Exercise requirements: Copy exactly the lines from the beginning of the data down to and including the line holding "const svg = d3.select('#chart');", without any pictures.

Data block:
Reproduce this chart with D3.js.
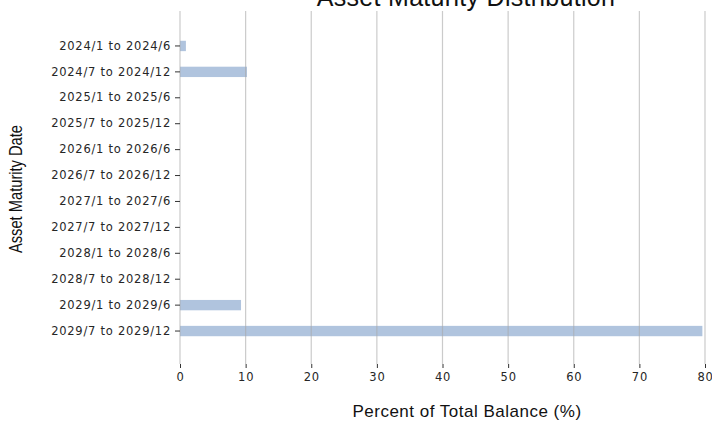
<!DOCTYPE html>
<html>
<head>
<meta charset="utf-8">
<script src="https://cdn.jsdelivr.net/npm/d3@7"></script>
<style>
  body { margin: 0; background: #fff; }
  svg { display: block; }
</style>
</head>
<body>
<svg id="chart" width="712" height="421"></svg>
<script>
// maturity buckets, top to bottom
const periods = [
  '2024/1 to 2024/6', '2024/7 to 2024/12',
  '2025/1 to 2025/6', '2025/7 to 2025/12',
  '2026/1 to 2026/6', '2026/7 to 2026/12',
  '2027/1 to 2027/6', '2027/7 to 2027/12',
  '2028/1 to 2028/6', '2028/7 to 2028/12',
  '2029/1 to 2029/6', '2029/7 to 2029/12'
];
const percents = [0.9, 10.2, 0, 0, 0, 0, 0, 0, 0, 0, 9.3, 79.6];
const xTicks = [0, 10, 20, 30, 40, 50, 60, 70, 80];

const svg = d3.select('#chart');

const x = d3.scaleLinear().domain([0, 80]).range([180, 705]);
const y = d3.scaleBand()
  .domain(periods)
  .range([33, 344])
  .paddingInner(0.6)
  .paddingOuter(0.3);

const rows = periods.map((p, i) => ({ period: p, value: percents[i] }));

// bars
svg.append('g')
  .selectAll('rect')
  .data(rows)
  .join('rect')
  .attr('x', x(0))
  .attr('y', d => y(d.period))
  .attr('width', d => x(d.value) - x(0))
  .attr('height', y.bandwidth())
  .attr('fill', '#b0c4de');

// vertical grid, drawn over the bars
svg.append('g')
  .selectAll('line')
  .data(xTicks)
  .join('line')
  .attr('x1', d => x(d)).attr('x2', d => x(d))
  .attr('y1', 11).attr('y2', 364)
  .attr('stroke', '#a8a8a8')
  .attr('stroke-opacity', 0.6)
  .attr('stroke-width', 1.2);

// x axis
const xAxis = d3.axisBottom(x).tickValues(xTicks).tickSize(4).tickPadding(5);
svg.append('g')
  .attr('transform', 'translate(0,364)')
  .call(xAxis)
  .attr('font-family', "'DejaVu Sans', sans-serif")
  .attr('font-size', 11.5)
  .call(g => g.select('.domain').remove())
  .call(g => g.selectAll('line').attr('stroke', '#333'))
  .call(g => g.selectAll('text')
    .attr('fill', '#262626')
    .style('letter-spacing', '0.8px'));

// y axis
const yAxis = d3.axisLeft(y).tickSize(5).tickPadding(4);
svg.append('g')
  .attr('transform', 'translate(180,0)')
  .call(yAxis)
  .attr('font-family', "'DejaVu Sans', sans-serif")
  .attr('font-size', 11.5)
  .call(g => g.select('.domain').remove())
  .call(g => g.selectAll('line').attr('stroke', '#333'))
  .call(g => g.selectAll('text')
    .attr('fill', '#262626')
    .style('letter-spacing', '0.75px'));

// title, partly cut at the top
svg.append('text')
  .attr('x', 466)
  .attr('y', 6)
  .attr('text-anchor', 'middle')
  .style('font-family', "'Liberation Sans', Arial, sans-serif")
  .style('font-size', '25px')
  .style('letter-spacing', '0.3px')
  .attr('fill', '#111')
  .text('Asset Maturity Distribution');

svg.append('text')
  .attr('x', 467)
  .attr('y', 417)
  .attr('text-anchor', 'middle')
  .style('font-family', "'Liberation Sans', Arial, sans-serif")
  .style('font-size', '17px')
  .style('letter-spacing', '0.5px')
  .attr('fill', '#111')
  .text('Percent of Total Balance (%)');

// y title: tall, condensed glyphs
svg.append('text')
  .attr('transform', 'translate(22,189) rotate(-90)')
  .attr('text-anchor', 'middle')
  .attr('textLength', 128)
  .attr('lengthAdjust', 'spacingAndGlyphs')
  .style('font-family', "'Liberation Sans', Arial, sans-serif")
  .style('font-size', '18px')
  .attr('fill', '#111')
  .text('Asset Maturity Date');
</script>
</body>
</html>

Reply:
Reproduce this chart with D3.js.
<!DOCTYPE html>
<html>
<head>
<meta charset="utf-8">
<script src="https://cdn.jsdelivr.net/npm/d3@7"></script>
<style>
  body { margin: 0; background: #fff; }
  svg { display: block; }
</style>
</head>
<body>
<svg id="chart" width="712" height="421"></svg>
<script>
// maturity buckets, top to bottom
const periods = [
  '2024/1 to 2024/6', '2024/7 to 2024/12',
  '2025/1 to 2025/6', '2025/7 to 2025/12',
  '2026/1 to 2026/6', '2026/7 to 2026/12',
  '2027/1 to 2027/6', '2027/7 to 2027/12',
  '2028/1 to 2028/6', '2028/7 to 2028/12',
  '2029/1 to 2029/6', '2029/7 to 2029/12'
];
const percents = [0.9, 10.2, 0, 0, 0, 0, 0, 0, 0, 0, 9.3, 79.6];
const xTicks = [0, 10, 20, 30, 40, 50, 60, 70, 80];

const svg = d3.select('#chart');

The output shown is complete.